Go through the records and extract every line with the word "draw".
──────
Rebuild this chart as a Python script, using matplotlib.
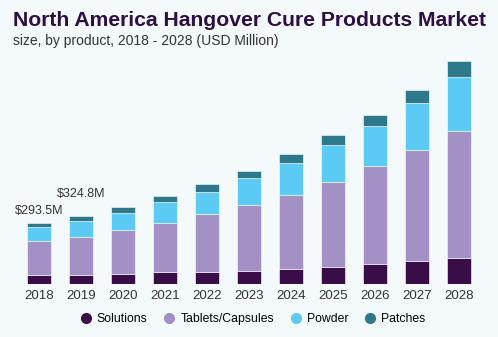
import matplotlib
matplotlib.use("Agg")
import matplotlib.pyplot as plt
from matplotlib.lines import Line2D

years = ["2018", "2019", "2020", "2021", "2022", "2023", "2024", "2025", "2026", "2027", "2028"]
solutions = [43.0, 41.8, 47.8, 56.0, 56.0, 62.0, 71.7, 83.0, 94.0, 110.0, 123.0]
tablets = [164.0, 184.5, 209.0, 234.0, 278.7, 315.5, 355.0, 406.0, 468.4, 532.0, 607.0]
powder = [67.0, 76.5, 82.8, 103.0, 106.6, 127.6, 153.0, 177.0, 192.8, 224.7, 261.0]
patches = [19.5, 22.0, 28.7, 27.0, 35.0, 36.4, 41.6, 46.0, 54.0, 60.6, 75.0]
series_names = ["Solutions", "Tablets/Capsules", "Powder", "Patches"]
colors = ["#390D48", "#A390C4", "#5BCBF6", "#2E788B"]
value_labels = {0: "$293.5M", 1: "$324.8M"}
label_offsets = {0: 12, 1: 22}

bg = "#F4F9FC"
fig = plt.figure(figsize=(4.98, 3.37), dpi=100, facecolor=bg)
ax = fig.add_axes([0.0147, 0.157, 0.970, 0.714])
ax.set_facecolor(bg)

x = list(range(len(years)))
bottom = [0.0] * len(years)
for vals, col in zip([solutions, tablets, powder, patches], colors):
    ax.bar(x, vals, width=0.58, bottom=bottom, color=col,
           edgecolor="white", linewidth=0.4)
    bottom = [b + v for b, v in zip(bottom, vals)]

for i, txt in value_labels.items():
    ax.annotate(txt, (x[i], bottom[i]), xytext=(0, label_offsets[i]),
                textcoords="offset pixels", ha="center", va="center",
                fontsize=9, color="#333333", family="Liberation Sans")

ax.set_xlim(-0.75, 10.75)
ax.set_ylim(0, 1150)
ax.set_xticks(x)
ax.set_xticklabels(years, fontsize=9.5, color="#333333", family="Liberation Sans")
ax.tick_params(axis="x", length=0, pad=4)
ax.set_yticks([])
for s in ax.spines.values():
    s.set_visible(False)

fig.text(0.026, 0.938, "North America Hangover Cure Products Market",
         fontsize=15.2, fontweight="bold", color="#2D0E45",
         family="Liberation Sans", va="center", ha="left")
fig.text(0.026, 0.878, "size, by product, 2018 - 2028 (USD Million)",
         fontsize=10, color="#333333", family="Liberation Sans",
         va="center", ha="left")

handles = [Line2D([], [], marker="o", linestyle="", markersize=7,
                  markerfacecolor=c, markeredgecolor=c) for c in colors]
fig.legend(handles, series_names, loc="center", bbox_to_anchor=(0.506, 0.053),
           ncol=4, frameon=False, handletextpad=0.3, handlelength=1.2,
           columnspacing=1.2, prop={"family": "Liberation Sans", "size": 8.8})

fig.savefig("out.png", dpi=100, facecolor=bg)
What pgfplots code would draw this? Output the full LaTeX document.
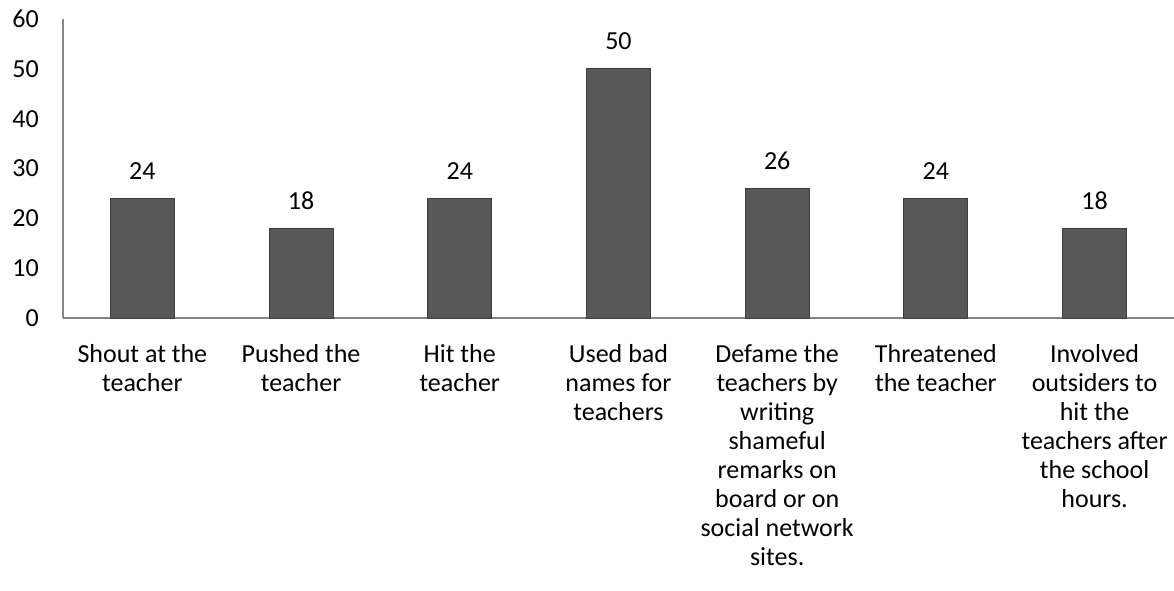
\documentclass[border=0pt]{standalone}
\usepackage{pgfplots}
\pgfplotsset{compat=1.18}
\usepackage{fontspec}
\setmainfont{Carlito}
\definecolor{barc}{RGB}{88,88,88}
\definecolor{axc}{RGB}{134,134,134}
\begin{document}
\begin{tikzpicture}
\useasboundingbox (-63pt,-272pt) rectangle (1111pt,318pt);
\begin{axis}[
    scale only axis, width=1111pt, height=299pt,
    at={(0pt,0pt)}, anchor=south west,
    ymin=0, ymax=60, ytick={0,10,...,60},
    xmin=-0.5, xmax=6.5,
    xtick=data,
    xticklabels={
      {Shout at the\\teacher},
      {Pushed the\\teacher},
      {Hit the\\teacher},
      {Used bad\\names for\\teachers},
      {Defame the\\teachers by\\writing\\shameful\\remarks on\\board or on\\social network\\sites.},
      {Threatened\\the teacher},
      {Involved\\outsiders to\\hit the\\teachers after\\the school\\hours.}},
    axis x line=bottom, axis y line=left,
    axis line style={draw=axc, line width=1.2pt, -},
    major tick length=0pt,
    tick style={draw=none},
    font=\fontsize{26}{29}\selectfont,
    /pgf/number format/assume math mode=true,
    yticklabel style={anchor=east, inner sep=0pt, xshift=-24pt},
    xticklabel style={align=center, anchor=north, inner sep=0pt, yshift=-26pt},
    ybar, bar width=64pt,
    nodes near coords,
    every node near coord/.append style={font=\fontsize{26}{29}\selectfont, yshift=15pt},
  ]
  \addplot[fill=barc, draw=barc!70!black, line width=1pt] coordinates {
    (0,24) (1,18) (2,24) (3,50) (4,26) (5,24) (6,18)
  };
\end{axis}
\end{tikzpicture}
\end{document}
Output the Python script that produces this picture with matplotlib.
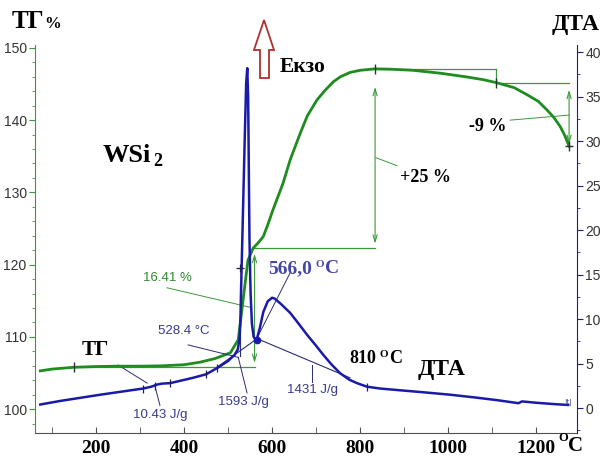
import matplotlib as mpl
mpl.use('Agg')
import matplotlib.pyplot as plt
from matplotlib.patches import Polygon
from matplotlib.ticker import MultipleLocator

# TG curve (mass change, %) vs temperature
tg_temp = [73, 100, 150, 200, 250, 300, 350, 400, 436, 470, 505, 523, 532, 545, 557,
           568, 580, 590, 602, 625, 641, 664, 680, 702, 720, 739, 755, 777, 800, 834,
           870, 920, 982, 1040, 1080, 1109, 1150, 1180, 1205, 1225, 1240, 1255, 1265, 1275]
tg_val = [105.3, 105.55, 105.8, 105.9, 105.95, 105.95, 106.0, 106.15, 106.5, 107.0, 107.8,
          109.6, 114.1, 120.6, 122.3, 123.0, 123.9, 125.5, 127.6, 131.3, 134.5, 138.2,
          140.6, 142.8, 144.1, 145.3, 146.0, 146.6, 146.9, 147.1, 147.05, 146.9, 146.5,
          146.0, 145.6, 145.2, 144.5, 143.5, 142.6, 141.4, 140.4, 139.1, 137.9, 136.4]

# DTA curve (µV) vs temperature
dta_temp = [73, 118, 209, 307, 325, 339, 350, 368, 420, 450, 475, 500, 515, 522, 526, 528,
            530, 534, 538, 541, 543.5, 545.5, 547, 548.5, 551, 554, 558, 562, 566, 572,
            580, 590, 600, 606, 620, 641, 660, 680, 700, 716, 735, 755, 775, 793, 816,
            845, 891, 950, 1005, 1060, 1110, 1160, 1168, 1200, 1240, 1273]
dta_val = [0.4, 0.8, 1.5, 2.2, 2.4, 2.65, 2.75, 2.8, 3.4, 3.8, 4.5, 5.3, 6.0, 6.6, 7.8, 10.0,
           14.4, 22.6, 30.8, 36.5, 38.2, 35.0, 27.0, 19.0, 13.0, 9.5, 8.0, 7.7, 7.9, 9.0,
           10.8, 12.0, 12.4, 12.3, 11.7, 10.7, 9.5, 8.2, 7.0, 6.0, 4.9, 3.9, 3.2, 2.8, 2.4,
           2.2, 2.0, 1.75, 1.5, 1.2, 0.9, 0.55, 0.75, 0.6, 0.45, 0.35]

# step levels of the TG evaluation
tg_base = 105.9
tg_knee = 122.3
tg_max = 147.1
tg_step = 145.2
tg_end = 136.4
t_knee, t_max, t_step, t_end = 557, 834, 1109, 1275

# DTA evaluation points
dta_min_t, dta_min = 566, 7.7
x_ticks = [200, 400, 600, 800, 1000, 1200]

W, H = 605, 457
GREEN = '#1e8c1e'
GREEN_L = '#3c9a3c'
BLUE = '#1a1aa8'
BLUE_D = '#2c2c70'
BLUE_T = '#3a3a90'
SERIF = 'Liberation Serif'
NARROW = ['Liberation Sans Narrow', 'Liberation Sans']


def fx(px):
    return px / W


def fy(py):
    return 1 - py / H


fig = plt.figure(figsize=(W / 100, H / 100), dpi=100)
ax = fig.add_axes([fx(35), fy(433), fx(577) - fx(35), fy(45) - fy(433)])
ax2 = ax.twinx()

ax.plot(tg_temp, tg_val, color=GREEN, lw=2.0, zorder=3)
ax2.plot(dta_temp, dta_val, color=BLUE, lw=1.8, zorder=3)

ax.set_xlim(61, 1293)
ax.set_ylim(96.7, 150.4)
ax2.set_ylim(-2.8, 40.8)

# axes styling
ax.spines['top'].set_visible(False)
ax2.spines['top'].set_visible(False)
ax.spines['right'].set_visible(False)
ax.spines['left'].set_color('#3a9a3a')
ax.spines['bottom'].set_color('#505050')
ax2.spines['right'].set_color('#202080')
ax2.spines['left'].set_visible(False)
ax2.spines['bottom'].set_visible(False)

ax.xaxis.set_minor_locator(MultipleLocator(100))
ax.set_xticks(x_ticks)
ax.set_xticklabels([str(t) for t in x_ticks], fontfamily=SERIF, fontweight='bold', fontsize=14)
ax.tick_params(axis='x', which='both', direction='in', length=4, color='#505050', pad=5)

ax.yaxis.set_minor_locator(MultipleLocator(2))
ax.set_yticks([100, 110, 120, 130, 140, 150])
ax.tick_params(axis='y', which='major', direction='out', length=4, color='#3a9a3a',
               labelcolor='#333333', labelsize=10, pad=2)
ax.tick_params(axis='y', which='minor', direction='out', length=2.5, color='#3a9a3a')
for lab in ax.get_yticklabels():
    lab.set_family(NARROW)

ax2.set_yticks([0, 5, 10, 15, 20, 25, 30, 35, 40])
ax2.yaxis.set_minor_locator(MultipleLocator(2.5))
ax2.tick_params(axis='y', which='major', direction='out', length=4, color='#202080',
                labelcolor='#333333', labelsize=10, pad=2)
ax2.tick_params(axis='y', which='minor', direction='out', length=2.5, color='#202080')
for lab in ax2.get_yticklabels():
    lab.set_family(NARROW)

# --- TG evaluation (green) ---
glw = 0.9
ax.plot([150, 560], [tg_base, tg_base], color=GREEN_L, lw=glw, zorder=2)
ax.plot([t_knee, t_max], [tg_knee, tg_knee], color=GREEN_L, lw=glw, zorder=2)
ax.plot([t_max, t_step], [tg_max, tg_max], color=GREEN_L, lw=glw, zorder=2)
ax.plot([t_step, t_step], [tg_max, tg_step], color=GREEN_L, lw=glw, zorder=2)
ax.plot([t_step, t_end], [tg_step, tg_step], color=GREEN_L, lw=glw, zorder=2)
arrow_kw = dict(arrowstyle='<->,head_length=0.5,head_width=0.15', color=GREEN_L, lw=0.8,
                shrinkA=0, shrinkB=0)
ax.annotate('', xy=(560, tg_base + 0.5), xytext=(560, tg_knee - 0.8), arrowprops=arrow_kw)
ax.annotate('', xy=(t_max, tg_knee + 0.6), xytext=(t_max, tg_max - 2.5), arrowprops=arrow_kw)
ax.annotate('', xy=(t_end, tg_step - 1.0), xytext=(t_end, tg_end + 0.3), arrowprops=arrow_kw)
ax.plot([150, t_max, t_step, t_end], [tg_base, tg_max, tg_step, tg_end], ls='none',
        marker='|', ms=7, mew=1.0, color='#303030', zorder=4)
ax.plot([t_end], [tg_end], ls='none', marker='_', ms=6, mew=1.0, color='#303030', zorder=4)

# leaders of the TG labels
ax.plot([361, 550], [116.8, 114.1], color=GREEN_L, lw=0.7, zorder=2)
ax.text(361, 118.1, '16.41 %', color='#2e8b2e', fontsize=9.5, family=NARROW,
        ha='center', va='center')
ax.plot([836, 884], [134.8, 133.7], color=GREEN_L, lw=0.7, zorder=2)
ax.plot([1141, t_end], [140.0, 140.7], color=GREEN_L, lw=0.7, zorder=2)
ax.plot([250, 316], [106.1, 103.6], color=BLUE_D, lw=0.7, zorder=2)

ax.text(891, 132.0, '+25 %', fontsize=13, family=SERIF, fontweight='bold',
        ha='left', va='center')
ax.text(1132, 139.1, '-9 %', fontsize=13, family=SERIF, fontweight='bold',
        ha='right', va='center')

# --- DTA evaluation (blue) ---
blw = 0.8
ax2.plot([475, dta_min_t], [4.6, 7.8], color=BLUE_D, lw=blw, zorder=2)
ax2.plot([527, 527], [5.9, 14.0], color=BLUE_D, lw=blw, zorder=2)
ax2.plot([dta_min_t, 777], [7.8, 3.4], color=BLUE_D, lw=blw, zorder=2)
ax2.plot([334, 345], [2.4, 0.3], color=BLUE_D, lw=0.7, zorder=2)
ax2.plot([409, 523], [7.1, 5.7], color=BLUE_D, lw=0.7, zorder=2)
ax2.plot([543, 523], [1.7, 5.7], color=BLUE_D, lw=0.7, zorder=2)
ax2.plot([691, 691], [4.8, 2.9], color=BLUE_D, lw=0.7, zorder=2)
ax2.plot([568, 641], [8.1, 15.2], color=BLUE_D, lw=0.7, zorder=2)
ax2.plot([307, 334, 368, 450, 475, 527, 816], [2.2, 2.5, 2.8, 3.8, 4.5, 15.7, 2.4],
         ls='none', marker='|', ms=6, mew=0.9, color='#202050', zorder=4)
ax2.plot([527], [15.7], ls='none', marker='_', ms=6, mew=0.9, color='#202050', zorder=4)
ax2.plot([dta_min_t], [dta_min], ls='none', marker='o', ms=4.5, color=BLUE, zorder=5)

ax2.text(345, -0.75, '10.43 J/g', color=BLUE_T, fontsize=9.5, family=NARROW,
         ha='center', va='center')
ax2.text(398, 8.65, '528.4 °C', color=BLUE_T, fontsize=9.5, family=NARROW,
         ha='center', va='center')
ax2.text(534, 0.65, '1593 J/g', color=BLUE_T, fontsize=9.5, family=NARROW,
         ha='center', va='center')
ax2.text(691, 2.0, '1431 J/g', color=BLUE_T, fontsize=9.5, family=NARROW,
         ha='center', va='center')
ax2.text(1273, 0.6, '|t|', color=BLUE_T, fontsize=5, ha='center', va='center')

# --- headline labels ---
bold = dict(family=SERIF, fontweight='bold', color='black')
blue_bold = dict(family=SERIF, fontweight='bold', color='#4646a8')
fig.text(fx(12), fy(28), 'ТГ', fontsize=18, ha='left', va='baseline', **bold)
fig.text(fx(44), fy(28), '%', fontsize=12, ha='left', va='baseline', **bold)
fig.text(fx(552), fy(30), 'ДТА', fontsize=17, ha='left', va='baseline', **bold)
fig.text(fx(103), fy(162), 'WSi', fontsize=19, ha='left', va='baseline', **bold)
fig.text(fx(153), fy(166), '2', fontsize=13, ha='left', va='baseline', **bold)
fig.text(fx(280), fy(72), 'Екзо', fontsize=15.5, ha='left', va='baseline', **bold)
fig.text(fx(82), fy(355), 'ТГ', fontsize=15, ha='left', va='baseline', **bold)
fig.text(fx(418), fy(375), 'ДТА', fontsize=17, ha='left', va='baseline', **bold)
fig.text(fx(349), fy(363), '810', fontsize=13, ha='left', va='baseline', **bold)
fig.text(fx(380), fy(357), 'O', fontsize=8, ha='left', va='baseline', **bold)
fig.text(fx(389), fy(363), 'C', fontsize=13, ha='left', va='baseline', **bold)
fig.text(fx(268), fy(273), '566,0', fontsize=14, ha='left', va='baseline', **blue_bold)
fig.text(fx(315), fy(267), 'O', fontsize=8, ha='left', va='baseline', **blue_bold)
fig.text(fx(325), fy(273), 'C', fontsize=14, ha='left', va='baseline', **blue_bold)
fig.text(fx(558), fy(441), 'O', fontsize=9, ha='left', va='baseline', **bold)
fig.text(fx(568), fy(451), 'C', fontsize=15, ha='left', va='baseline', **bold)

# exo direction arrow
arrow_px = [(264, 20), (274, 50), (269, 50), (269, 78), (260, 78), (260, 50), (254, 50)]
fig.patches.append(Polygon([(fx(x), fy(y)) for x, y in arrow_px], closed=True,
                           transform=fig.transFigure, facecolor='white',
                           edgecolor='#b03030', lw=1.3))

fig.savefig('out.png', dpi=100)
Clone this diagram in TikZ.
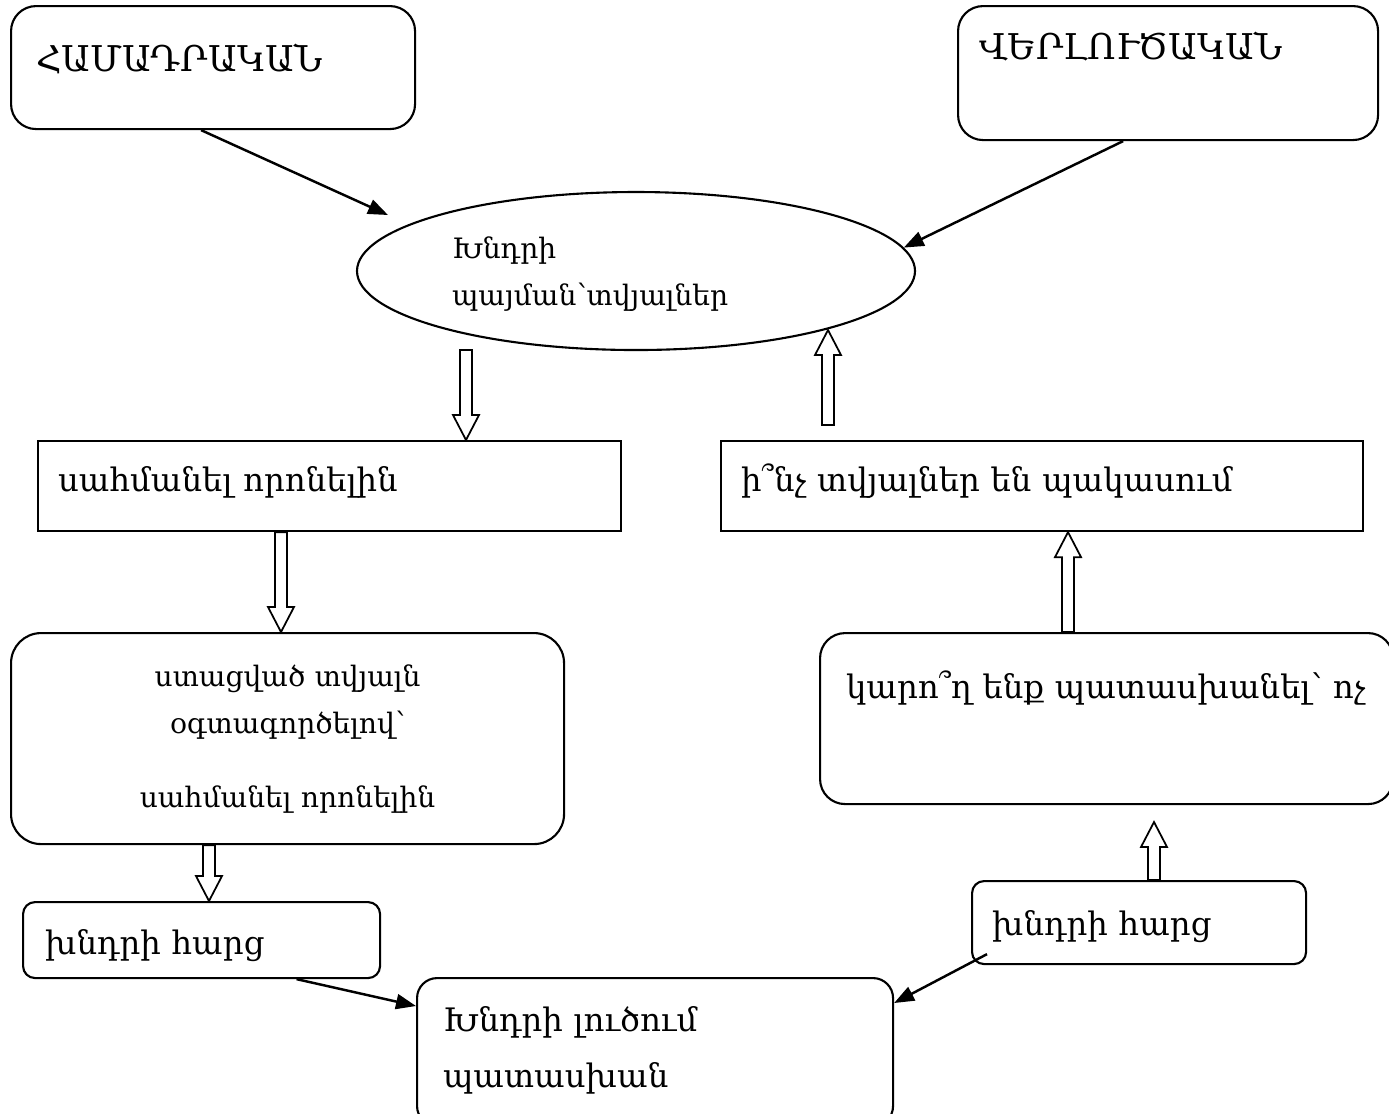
──────
### Expected answer
What pgfplots code would draw this? Output the full LaTeX document.
    axis line style={draw=axc, line width=1.2pt, -},
    tick style={draw=none},
  \addplot[fill=barc, draw=barc!70!black, line width=1pt] coordinates {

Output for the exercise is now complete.